Under the Pavement Lies the Strand (Unter dem Pflaster ist der Strand) is a 1975 West German black and white drama film directed by Helma Sanders-Brahms. This low-budget film was her first feature film. Prior to making the film, Sanders-Brahms had little to no distinct contact with the women's rights movement.

==Plot==
The film deals with the aftermath of the 1968 student rebellions in Germany as experienced by two fervent participants. Though the country experienced sweeping reforms in the years following, two radicals-turned-successful Berlin stage actors and lovers grapple with their growing insignificance and the demands of adulthood. After a night of intense debate about the past and their future, the couple begins garnering support to fight a new abortion bill.
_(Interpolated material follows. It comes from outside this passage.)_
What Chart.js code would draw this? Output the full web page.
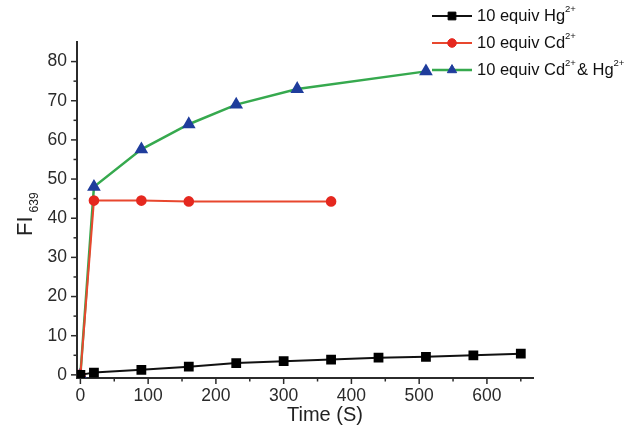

However, their rekindled zeal is complicated by an unexpected pregnancy.

==Cast==
- Grischa Huber as Grischa
- Heinrich Giskes as Heinrich
- Ursula von Berg as Berlin Woman
- Gesine Strempel as Berlin Woman
- Traute Klier-Siebert as Berlin Woman
- Barbara Finkenstädt as Berlin Woman
- Heinz Hoenig
- Günter Lampe

==Release==
The film was released on DVD by Facets Multi-Media in 2008.

==Reception==
Wendy Ellen Everett and Axel Goodbody, editors of Revisiting Space: Space and Place in European Cinema, said that it "became a cult film in the German feminist movement." The film's main actress and actor won the Deutscher Filmpreis (Filmband in Gold) in 1975 and it was called one of Sanders-Brahms' best films by Salon critic Andrew O'Hehir. PopMatters critic Stuart Henderson referred to the film as a "revelation" and "fascinating and important film." The Philadelphia City Paper stated that the film was "hailed as a cult film for the feminist movement."